In late evening, on the crest of a country hill, a young lady held a baby rabbit in her hands. The little thing was alone and needed help, so she fed him, warmed him, snuggled him to her breast with comforting coos.

“It’ll be alright,” she said, kissing his ears, knowing he comforted her as well.

The breeze calmed and warmth from the land beneath flowed into her. She reached out with her feelings and loved the grasses, the trees in the distance, the faint glow of a distant town in a valley, but her eyes were drawn to the stars. Out there, she knew, were wonders she longed to embrace: Mars, Jupiter, Saturn, Planets Nine, Ten and Eleven, other stars, nebulae, galaxies turning like spokes on a wheel amid unknown depths of dark matter, expanding with dark energy… And, she thought to herself, we’re part of it. Life is part of it all. It’s not out there, separate from us; we’re here, too, all part of the same whole.

How could it be the universe could generate such a beautiful thing as life in a design that would let it go, let it die, let this wonderful appreciation for our place in the cosmos perish with “death”? How could it be that we get to connect so beautifully with life around us only to have it removed?

Perhaps the answer is in our quest to learn and in what we can do with it. The application of knowledge isn’t about things staying as they have been, but improving them.

A microbiologist, she knew: A high mutation rate helped our species adapt to changing conditions through our evolution, but that mutation rate also results in aging that is more rapid than it needs to be, through cell replication error.

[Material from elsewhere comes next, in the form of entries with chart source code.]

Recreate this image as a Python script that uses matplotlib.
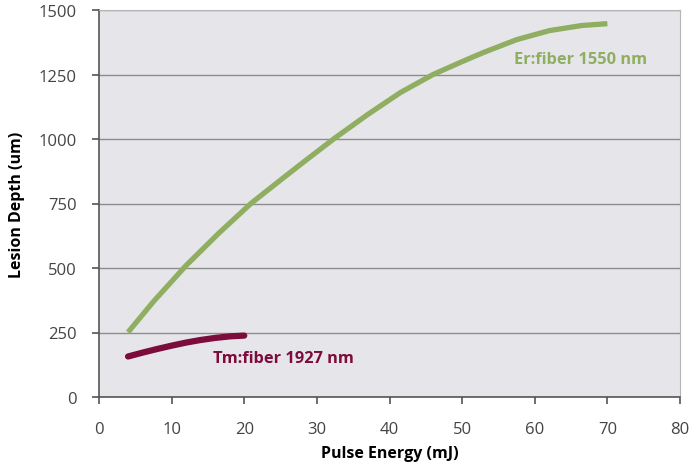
import matplotlib.pyplot as plt

# Er:fiber 1550 nm curve
er_energy = [4, 7.5, 12, 16.5, 21, 25.5, 28, 32.3, 37, 41.5, 46, 50, 53, 57.5, 62, 66.5, 70]
er_depth = [251, 370, 510, 635, 752, 852, 907, 1000, 1095, 1180, 1250, 1300, 1336, 1385, 1420, 1440, 1447]

# Tm:fiber 1927 nm curve
tm_energy = [4, 6, 8, 10, 12, 14, 16, 18, 20]
tm_depth = [157, 172, 186, 199, 211, 221, 229, 235, 238]

x_ticks = [0, 10, 20, 30, 40, 50, 60, 70, 80]
y_ticks = [0, 250, 500, 750, 1000, 1250, 1500]

plt.rcParams["font.family"] = ["Open Sans", "DejaVu Sans"]

fig = plt.figure(figsize=(6.89, 4.64), dpi=100)
ax = fig.add_axes([99 / 689, 66 / 464, 581 / 689, 387 / 464])
ax.set_facecolor("#e6e6ea")

green = "#8fae62"
maroon = "#7b0c3c"
ax.plot(er_energy, er_depth, color=green, lw=3.8, solid_capstyle="butt",
        solid_joinstyle="round", zorder=3)
ax.plot(tm_energy, tm_depth, color=maroon, lw=4.5, solid_capstyle="round",
        solid_joinstyle="round", zorder=3)

ax.text(57.2, 1310, "Er:fiber 1550 nm", color=green, fontsize=11.8, fontweight="bold", va="center")
ax.text(15.7, 152, "Tm:fiber 1927 nm", color=maroon, fontsize=11.8, fontweight="bold", va="center")

ax.set_xlim(0, 80)
ax.set_ylim(0, 1500)
ax.set_xticks(x_ticks)
ax.set_yticks(y_ticks)
ax.yaxis.grid(True, color="#8c8c8c", lw=1)
ax.set_axisbelow(True)

for side in ["left", "bottom"]:
    ax.spines[side].set_color("#555555")
    ax.spines[side].set_linewidth(1.2)
for side in ["top", "right"]:
    ax.spines[side].set_color("#b5b5b5")
ax.tick_params(colors="#555555", labelcolor="#444444", labelsize=12, length=5, width=1.2)
ax.tick_params(axis="x", pad=12)
ax.tick_params(axis="y", pad=11)

ax.set_xlabel("Pulse Energy (mJ)", fontsize=11.5, fontweight="bold", labelpad=6)
ax.set_ylabel("Lesion Depth (um)", fontsize=11.5, fontweight="bold", labelpad=10)

fig.savefig("out.png", dpi=100)
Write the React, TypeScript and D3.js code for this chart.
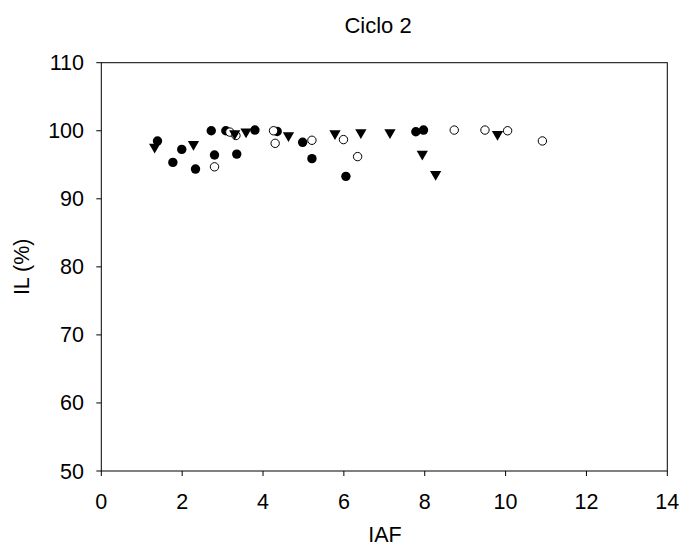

What if death as we know it is only the beginning of our species’ life span? What if, now that we’re beginning to learn, we could use our larger brain to adjust the mutation rate? What if cell manipulation and chromosomal repair, through our own body’s stem cells could extend life? That we could use the brain we’ve been given to change ourselves, so we could love the cosmos longer?

It won’t be there in time for us, but it may be available to our descendants:

http://www.sciencemag.org/news/2016/12/researchers-rejuvenate-aging-mice-stem-cell-genes

https://www.earthchangesmedia.com/researchers-rejuvenate-stem-cell-population-from-elderly-mice-enabling-muscle-recovery

https://www.ncbi.nlm.nih.gov/pmc/articles/PMC2875071/

Joe Found Me

One magical evening, in the still air of twilight, a wonderful man picked me up at a private airport and took me to his hangar to show me the new airplane he loved. This is not unusual. Pilots love to talk planes.

“Go ahead,” he said. “Climb in.”

“Me?” The plane was too good. I didn’t feel worthy. “No, I can’t.”

His smile told me there was much more to him than an airplane could convey, and he began a life of lessons for me. “It’s okay,” he said. “You can do it.”